John Cougar, John Deere, John 3:16
What in the musical world do these three things have in common?
A singer-songwriter who peaked in the 1980s.
A storied manufacturer of big green tractors.
And the Savior who promised we would not perish but have everlasting life if we believed in Him.
You might be tempted to answer, "Uh … nothing?"
But songwriter Shane McAnally, one of three country scribes behind Keith Urban's latest hit, begs to differ. These three influences, McAnally recently told Billboard, shaped the lives of many a teen growing up in the heartland back in the day.
"All of the writers that I write with come from that small-town place where we didn’t have a lot, but it seemed like we had a lot because we had all we needed," McAnally began. "John Cougar references all the sort of sexual tension of teenage angst all of us were growing up in. John Deere represents the way that our parents worked and what we saw living in the country, and of course [there’s] the element of religion. And [there’s] irony in John Cougar starting the line, and John 3:16 ending the line because that was the push and pull of that teenage thing."
John to the third power. Country style.
In this song, of course, the first question this odd troika raises is which themes get the most time. Do all three Johns get equal emphasis? Or, as it should, does the last one get the most?
The tune begins with a litany of backwards-looking shout-outs. "I'm a 45 spinning on an old Victrola," Urban sings. "I'm John Wayne, Superman, California/I'm a Kris Kristofferson Sunday morning/ … I'm a two-strike swinger, I'm a Pepsi-Cola/I'm a blue jean quarterback saying 'I love you to the prom queen'/In a Chevy/ … I'm a mom and dad singing along to Don McLean/At the levee."
Then we plunge headlong into that "sexual tension" and "teenage angst" McAnally mentioned with, "And I'm a child of a backseat freedom, baptized by rock 'n' roll/ … I'm still a teenage kid trying to go too far."
Sensuality and Spirituality
The song's first biblical allusion is mixed with a rebellious one ("Marilyn Monroe and the Garden of Eden, never grow up, never grow old/Just another rebel in the great wide open on the boulevard of broken dreams").
Then the chorus: "And I learned everything I needed to know from John Cougar, John Deere, John 3:16."
Rack up a few points for romanticized indiscretion, then, and a shorthand reference to Jesus' words of salvation.
And then the rest of it comes.

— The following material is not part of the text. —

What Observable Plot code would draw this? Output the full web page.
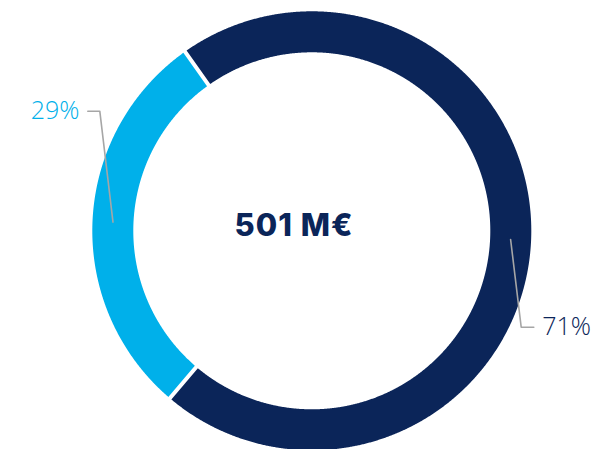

Maybe. The song's brief bridge reads, "I spent a lot of years running from believing/Looking for another way to save my soul/The longer I live, the more I see it: There's only one way home."

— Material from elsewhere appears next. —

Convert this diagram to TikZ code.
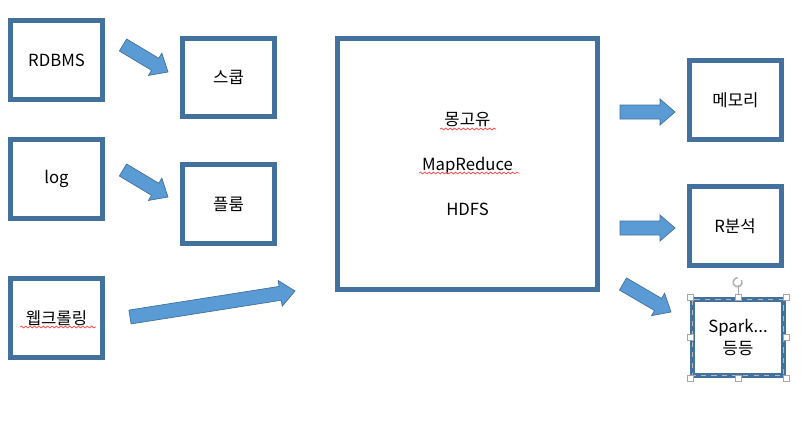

Of course you'll have to rely on the song's title to understand that the way is found in the verse, "For God so loved the world, that he gave his only Son, that whoever believes in him should not perish but have eternal life."
But don't get me wrong, I'm pretty glad it's in there.
'Let the Bible Belt Come Down and Save My Soul'
The narrative arc of "John Cougar, John Deere, John 3:16" seems to go something like this: A generation of wild kids grew up in small towns, worked hard and rebelled hard. Eventually they grew up and figured out that all that misbehavior wasn't as fulfilling or even as alluring as it seemed at the time. The only way home? Well, God.
In that way, Jesus does get the last word.
But I wonder if that's the song's loudest word. Is the salvation plan rolled out in John 3:16 the main message fans will take away here? Or is it the winks at "backseat freedom" and being "baptized by rock 'n' roll"?
I'll bet John Cougar's already answered that question in, say, the lyrics of "Jack & Diane."